When I was a fledgling change agent, I kept a little blue notebook hidden in my purse. It was a Mead Five-Star Fat Lil’ Notebook. Inside were one-page observations, comments, quotes and complaints that reflected what I felt needed to be fixed at the company where I worked. It’s probably a good thing that blogs hadn’t been invented yet.
I still have it. Here are a few excerpts:
Lack of follow through. We are good at identifying problems but frequently push them aside to focus on other things. Sometimes we even know the solution and don’t follow through.
Sales managers are given a bonus based on accuracy of the total number of cases. The customer of the forecast is the planning department. Total number of cases does not help them plan better. Reward the desired behavior – some measure of SKU or category forecast accuracy.

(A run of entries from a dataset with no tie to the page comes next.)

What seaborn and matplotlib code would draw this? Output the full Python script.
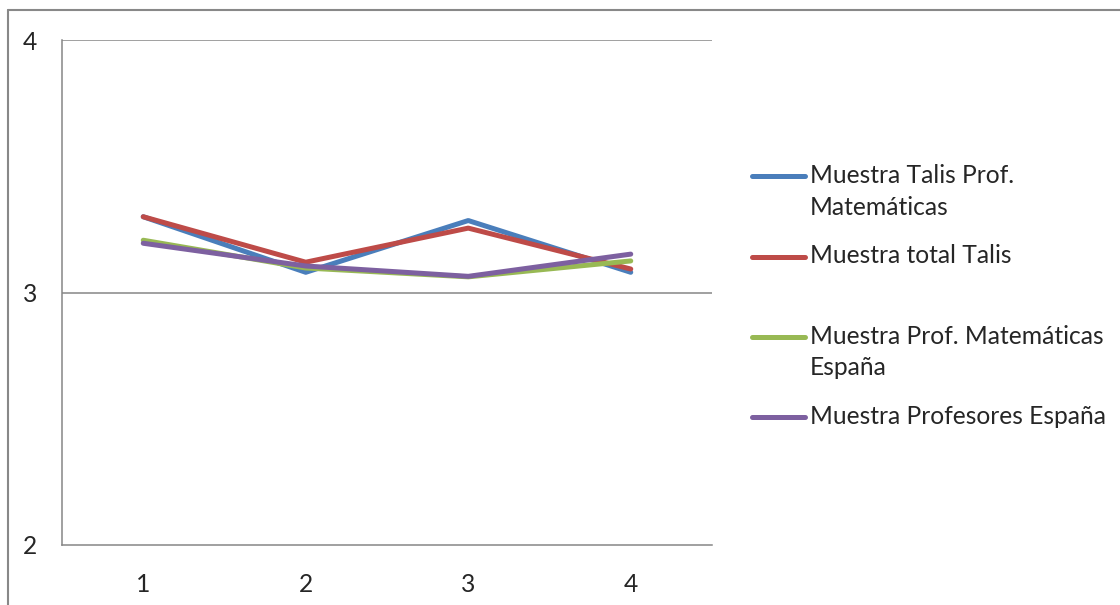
import numpy as np
import pandas as pd
import matplotlib
matplotlib.use("Agg")
import matplotlib.pyplot as plt
from matplotlib.lines import Line2D
from matplotlib.legend_handler import HandlerLine2D
import seaborn as sns

categories = ["1", "2", "3", "4"]
talis_prof_mat = [3.30, 3.08, 3.285, 3.08]
talis_total = [3.30, 3.12, 3.255, 3.093]
espana_prof_mat = [3.207, 3.097, 3.062, 3.125]
espana_prof = [3.195, 3.105, 3.064, 3.152]
series_names = ["Muestra Talis Prof.\nMatemáticas",
                "Muestra total Talis",
                "Muestra Prof. Matemáticas\nEspaña",
                "Muestra Profesores España"]
colors = ["#4A7EBB", "#BE4B48", "#98B954", "#7D60A0"]
y_ticks = [2, 3, 4]

sns.set_style("white")
plt.rcParams["font.family"] = ["Lato", "DejaVu Sans"]
FS = 17.7
LS = 1.45

all_vals = [talis_prof_mat, talis_total, espana_prof_mat, espana_prof]
rows = []
for name, vals in zip(series_names, all_vals):
    for i, v in enumerate(vals):
        rows.append({"pos": i + 0.5, "serie": name, "valor": v})
df = pd.DataFrame(rows)

fig = plt.figure(figsize=(11.2, 6.05), dpi=100)
ax = fig.add_axes([62 / 1120, 1 - 545 / 605, 650 / 1120, 505 / 605])

sns.lineplot(data=df, x="pos", y="valor", hue="serie", hue_order=series_names,
             palette=colors, linewidth=3.6, sort=False, legend=False, ax=ax,
             solid_capstyle="round", solid_joinstyle="round")

gray = "#868686"
ax.set_xlim(0, 4)
ax.set_ylim(2, 4)
ax.set_yticks(y_ticks)
ax.set_yticklabels([str(t) for t in y_ticks])
ax.set_xticks(np.arange(0, 5))
ax.set_xticklabels([])
ax.set_xticks(np.arange(4) + 0.5, minor=True)
ax.set_xticklabels(categories, minor=True)
ax.tick_params(axis="x", which="major", direction="out", length=5, width=1.1, color=gray)
ax.tick_params(axis="x", which="minor", length=0, pad=20, labelsize=FS)
ax.tick_params(axis="y", direction="out", length=5, width=1.1, color=gray, pad=13, labelsize=FS)
for yv in y_ticks[1:]:
    ax.axhline(yv, color=gray, lw=1.1, zorder=0)
for s in ["top", "right"]:
    ax.spines[s].set_visible(False)
for s in ["left", "bottom"]:
    ax.spines[s].set_color(gray)
    ax.spines[s].set_linewidth(1.1)
ax.set_xlabel("")
ax.set_ylabel("")


class TopLine(HandlerLine2D):
    def __init__(self, shift, **kw):
        super().__init__(**kw)
        self.shift = shift

    def create_artists(self, legend, orig_handle, xdescent, ydescent, width, height,
                       fontsize, trans):
        arts = super().create_artists(legend, orig_handle, xdescent, ydescent, width,
                                      height, fontsize, trans)
        for a in arts:
            a.set_ydata(np.asarray(a.get_ydata(), dtype=float) + self.shift)
        return arts


shift_pt = 0.5 * 32 * 72 / 100

handles = []
labels = []
hmap = {}
for name, c in zip(series_names, colors):
    h = Line2D([], [], color=c, lw=3.6, solid_capstyle="round")
    handles.append(h)
    lab = name if "\n" in name else name + "\n "
    labels.append(lab)
    hmap[h] = TopLine(shift_pt)

leg = fig.legend(handles, labels, loc="upper left", bbox_to_anchor=(752 / 1120, 1 - 164 / 605),
                 frameon=False, fontsize=FS, handlelength=2.15, handletextpad=0.2,
                 labelspacing=1.05, handler_map=hmap, borderaxespad=0, borderpad=0)
for t in leg.get_texts():
    t.set_linespacing(LS)

fig.add_artist(Line2D([8 / 1120, 1], [1 - 10 / 605, 1 - 10 / 605], color="#888888", lw=1.5,
                      transform=fig.transFigure))
fig.add_artist(Line2D([8 / 1120, 8 / 1120], [0, 1 - 10 / 605], color="#888888", lw=1.5,
                      transform=fig.transFigure))

fig.savefig("out.png", dpi=100)
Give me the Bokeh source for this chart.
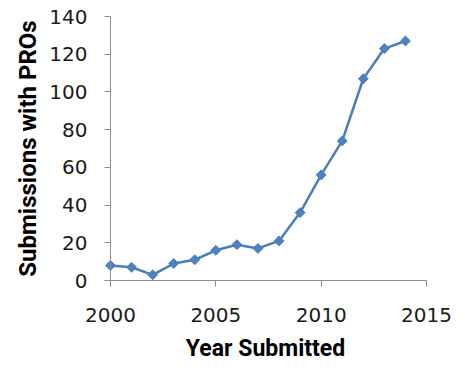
from bokeh.plotting import figure
from bokeh.models import Range1d, FixedTicker, Span
from bokeh.embed import file_html
from bokeh.resources import INLINE
import math

years = [2000, 2001, 2002, 2003, 2004, 2005, 2006, 2007, 2008, 2009, 2010, 2011, 2012, 2013, 2014]
submissions = [8, 7, 3, 9, 11, 16, 19, 17, 21, 36, 56, 74, 107, 123, 127]
x_ticks = [2000, 2005, 2010, 2015]
y_ticks = [0, 20, 40, 60, 80, 100, 120, 140]
x_label = "Year Submitted"
y_label = "Submissions with PROs"

LINE = "#4A7EBB"
AXIS = "#8C8C8C"

# frame: a few px of padding left of the first year so its marker is not clipped;
# the y-axis ticks span exactly that padding
PAD = 6
DATA_W = 316
x0, x1 = x_ticks[0], x_ticks[-1]
pad_years = PAD * (x1 - x0) / DATA_W

p = figure(frame_width=DATA_W + PAD, frame_height=264,
           x_range=Range1d(x0 - pad_years, x1), y_range=Range1d(y_ticks[0], y_ticks[-1]),
           output_backend="svg", toolbar_location=None,
           min_border_left=110 - PAD, min_border_right=30, min_border_top=16, min_border_bottom=84)
p.outline_line_color = None
p.xgrid.visible = False
p.ygrid.visible = False

p.line(years, submissions, line_color=LINE, line_width=2.5)
p.scatter(years, submissions, marker="square", size=7, angle=math.pi / 4,
          fill_color="#4F81BD", line_color=LINE, line_width=1)

for ax in (p.xaxis[0], p.yaxis[0]):
    ax.axis_line_color = AXIS
    ax.major_tick_line_color = AXIS
    ax.minor_tick_line_color = None
    ax.minor_tick_in = 0
    ax.minor_tick_out = 0
    ax.major_tick_in = 0
    ax.major_tick_out = 6
    ax.major_label_text_font = "DejaVu Sans"
    ax.major_label_text_font_size = "20px"
    ax.major_label_text_color = "#1a1a1a"
    ax.axis_label_text_font = "Roboto"
    ax.axis_label_text_font_style = "bold"
    ax.axis_label_text_color = "#000000"

xa, ya = p.xaxis[0], p.yaxis[0]
xa.ticker = FixedTicker(ticks=x_ticks)
ya.ticker = FixedTicker(ticks=y_ticks)
xa.bounds = (x0, x1)
xa.axis_label = x_label
ya.axis_label = y_label
xa.axis_label_text_font_size = "23px"
ya.axis_label_text_font_size = "24px"

# y axis sits at the padded frame edge; its line is drawn at the first year
ya.axis_line_color = None
ya.major_tick_in = PAD
ya.major_tick_out = 0
p.add_layout(Span(location=x0, dimension="height", line_color=AXIS, line_width=1))

xa.major_label_standoff = 21
ya.major_label_standoff = 17
xa.axis_label_standoff = 10
ya.axis_label_standoff = 4

open("out.html", "w").write(file_html(p, INLINE))
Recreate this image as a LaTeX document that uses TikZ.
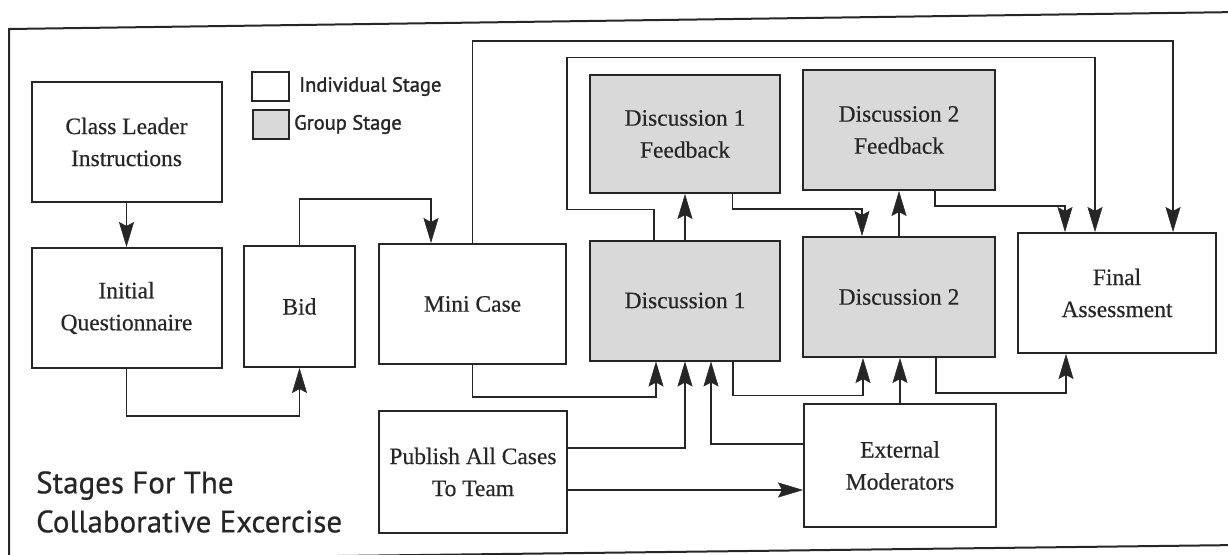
\documentclass[tikz,border=0pt]{standalone}
\usepackage{fontspec}
\setmainfont{Liberation Serif}[FakeBold=0.4]
\newfontfamily\keyfont{PT Sans}[FakeBold=1.4]
\newfontfamily\captionfont{PT Sans}[FakeBold=0.6]
\usetikzlibrary{arrows.meta,positioning,calc}

\tikzset{
  stage/.style={draw=black!85, line width=2pt, fill=white, inner sep=2pt, align=center,
    text=black!85, font=\fontsize{23.5}{32}\selectfont},
  indiv/.style={stage, minimum width=190pt, minimum height=120pt},
  grp/.style={indiv, fill=black!15},
  keytext/.style={inner sep=0pt, text=black!85, font=\keyfont\fontsize{20.5}{24}\selectfont},
  flow/.style={draw=black!85, line width=1.8pt,
    -{Stealth[length=25pt,width=15pt,inset=4pt,line width=0.5pt]}},
}

\begin{document}
\begin{tikzpicture}[x=1pt,y=1pt,yscale=-1]
    \useasboundingbox (0,0) rectangle (1228,554);

    % frame, runs off the right edge
    \draw[black!85, line width=2pt] (1240,12) -- (9,29) -- (9,562);
    \draw[black!85, line width=2pt] (9,560) -- (1240,545);

    % Individual stages
    \node[indiv] (lead) at (126.5,142) {Class Leader\\Instructions};
    \node[indiv] (quest) at (126.5,308) {Initial\\Questionnaire};
    \node[indiv, minimum width=111pt, minimum height=121pt] (bid) at (299.5,306.5) {Bid};
    \node[indiv, minimum width=187pt] (mini) at (472.5,304) {Mini Case};
    \node[indiv, minimum width=188pt, minimum height=122pt] (pub) at (473,472) {Publish All Cases\\To Team};
    \node[indiv, minimum width=192pt, minimum height=123pt] (ext) at (900,465.5) {External\\Moderators};
    \node[indiv, minimum width=198pt] (final) at (1117,293) {Final\\Assessment};

    % Group stages
    \node[grp] (disA) at (685,300.5) {Discussion 1};
    \node[grp, minimum height=118pt] (fbA) at (685,134) {Discussion 1\\Feedback};
    \node[grp, minimum width=192pt] (disB) at (899,297) {Discussion 2};
    \node[grp, minimum width=192pt] (fbB) at (899,130) {Discussion 2\\Feedback};

    % Key
    \node[indiv, minimum width=37pt, minimum height=29pt] (keyInd) at (270.5,86.5) {};
    \node[grp, minimum width=36pt, minimum height=29pt] (keyGrp) at (271,124.5) {};
    \node[keytext, right=9pt of keyInd] (keyIndTxt) {Individual Stage};
    \node[keytext, right=4pt of keyGrp] (keyGrpTxt) {Group Stage};

    % Title
    \node[keytext, anchor=west, align=left, font=\captionfont\fontsize{31}{39}\selectfont] (caption)
        at (36,502) {Stages For The\\Collaborative Excercise};

    % Connectors
    \draw[flow] (lead) -- (quest);
    \draw[flow] (quest.south) -- ++(0,47) -| (bid.south);
    \draw[flow] (bid.north) -- ++(0,-46) -| ($(mini.north)+(-41.5,0)$);
    \draw[flow] (mini.north) -- ++(0,-202) -| ($(final.north)+(56,0)$);
    \draw[flow] ($(disA.north)+(-31,0)$) -- ++(0,-30) -- ++(-87,0) -- ++(0,-152)
        -| ($(final.north)+(-22,0)$);
    \draw[flow] (disA) -- (fbA);
    \draw[flow] ($(fbA.south)+(47.5,0)$) -- ++(0,15) -| ($(disB.north)+(-37,0)$);
    \draw[flow] (disB) -- (fbB);
    \draw[flow] ($(fbB.south)+(36,0)$) -- ++(0,15) -| ($(final.north)+(-52,0)$);

    \draw[flow] (mini.south) -- ++(0,32) -| ($(disA.south)+(-29,0)$);
    \draw[flow] ($(pub.east)+(0,-24)$) -| (disA.south);
    \draw[flow] ($(ext.west)+(0,-21.5)$) -| ($(disA.south)+(26,0)$);
    \coordinate (pubOut) at ($(pub.east)+(0,18)$);
    \draw[flow] (pubOut) -- (pubOut -| ext.west);
    \draw[flow] ($(disA.south)+(48,0)$) -- ++(0,34) -| ($(disB.south)+(-36,0)$);
    \draw[flow] (ext) -- (ext.north |- disB.south);
    \draw[flow] ($(disB.south)+(37,0)$) -- ++(0,35) -| ($(final.south)+(-51,0)$);
\end{tikzpicture}
\end{document}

No one can say anything in front of [name]. He should not be the end of the line final decision maker. Does he know people are closed-mouthed around him? His decisions sometimes are reversed at meetings he doesn’t attend.
What is our strategy? To sell to anyone who will buy? Why are we not more discriminating in what we sell? What is the process that makes us continue to try to sell every combination of goods?
The notebook served a few purposes.
- A record – it’s easy to lose sight of things that need to be fixed when you either get used to them or move on to something else. Writing it down preserves the memory, and you can go back and count the number of instances something is mentioned to measure its importance (forecast accuracy was a big deal).
- An outlet – you can tell by the tone of some of the comments that I was mad or annoyed. Writing was a way to vent the negative emotion. It can also help clarify what is the crux of the problem.
- An integrity-keeper – writing down your thoughts privately can help you refrain from complaining to others. According to The Transparency Edge, one of the books in my reading list, one way to destroy your integrity is with unproductive criticism or complaining. (Of course, if someone had found the little blue notebook, that would have been another story.)
Granted, I was not able to fix everything on the list, but I was able to take a stab at some of it. And that’s really my point. Don’t keep a journal like this just to document the list of everything you don’t like about your company. Write with the best intentions to take action and improve the important things.
Inquiry: What’s in your little blue notebook? What are you going to do about it?